Experts say that the airline would have to abandon its long-haul routes to Dubai and London because tankering is physically impossible with the immense distances involved. It would be a worst-case scenario for the airline just recovering from a management crisis where the previous CEO was forced out over incompetence and gross mismanagement.

But UCAA says the Tristar-built fuel hydrant system was designed for shocks like the global fuel crisis that has seen a litre of petrol hit Shs6000.

Entebbe Airport has relatively modest aircraft movements at 34,000 per year, which the aviation regulator says is the reason there is no cause for alarm.

The new Tristar facility runs on an open-access model, meaning oil marketing companies Vivo and Total sell their fuel directly through Tristar’s underground hydrant. The contract is a Build Operate Transfer agreement, so the Ugandan taxpayer incurred zero costs. Under the 25-year concession, UCAA collects revenue on every litre sold by Vivo and Total.

When the fuel tankers arrive at the airport from the coast, they are directed to the fuel farm. They hook up their trucks and dump all their imported Jet A-1 into the exact same shared 16 million litre tanks managed by Tristar.

Sources say that If one supplier accidentally brings a bad, contaminated batch of jet fuel from the coast and dumps it into the Tristar farm, it contaminates the entire airport’s supply. Every single airline at Entebbe draws from that same pool. This forces Tristar to operate highly advanced, fully automated filtration and laboratory systems to test the fuel before it enters the shared tanks.

Trade economists argue that multinational oil giants have been stripped of their traditional logistics power at Entebbe because while Vivo and TotalEnergies manage the retail billing with the airlines, they are legally obligated to buy that fuel from UNOC at the wholesale level.

The economists argue that besides being just “middlemen” operating on top of a state-enforced import monopoly (UNOC), they also operate in a privately operated pipeline monopoly that is Tristar.

Construction of the fuel farm

China Communications Construction Company, the contractor behind the expansion of the airport, lobbied for the deal to build the hydrant, but UCAA awarded it to Tristar, an energy logistics giant headquartered in Dubai and operating in 30 countries across the Middle East, Asia, and Africa.

According to a technical report by Asha Kigenyi, the project manager of the construction of the fuel farm, Tristar had to manage a massive infrastructural overhaul without halting international flight traffic at the country’s sole international airport. The report stated that the process required phased construction engineering.

Tristar constructed the new state-of-the-art depot 2 kilometres away from active terminal passenger zones.
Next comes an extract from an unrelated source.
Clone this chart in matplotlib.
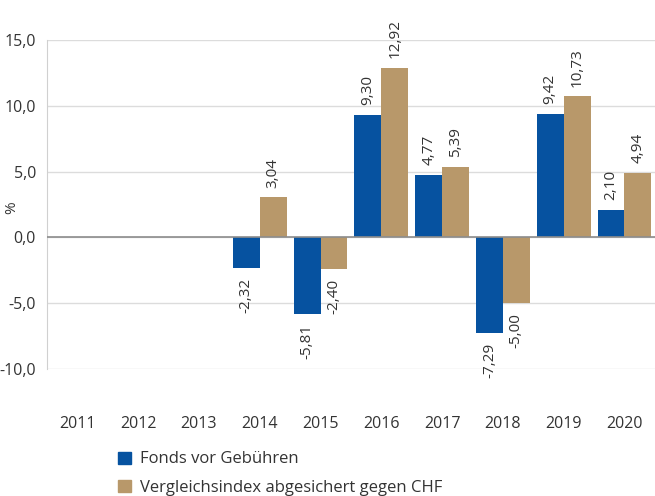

The report by Kigenyi says this allowed engineers to pour concrete, erect massive new storage tanks, and build control rooms over a multi-year phase without interfering with everyday aircraft ground movements or fuel trucks.

Laying the new underground pipeline required a strict phased zoning system where engineers split Entebbe’s tarmac into distinct work zones according to UCAA documents. This meant routing commercial passengers away from active construction trenches.

During the delicate transitional periods when the automated control systems were being calibrated, a hybrid refuelling model was deployed; traditional fuel bowser trucks acted as a physical bridge, manually pumping Jet A-1 to keep carriers moving.

Through the new fuel farm, Entebbe Airport discarded manual, outdated logistics and deployed the exact digital and mechanical blueprints used by the world’s mega aviation hubs like Istanbul, Heathrow and Dubai to pump millions of litres of jet fuel directly into the wings of commercial aircraft with surgical precision, drastically cutting flight turnaround times and tarmac emissions.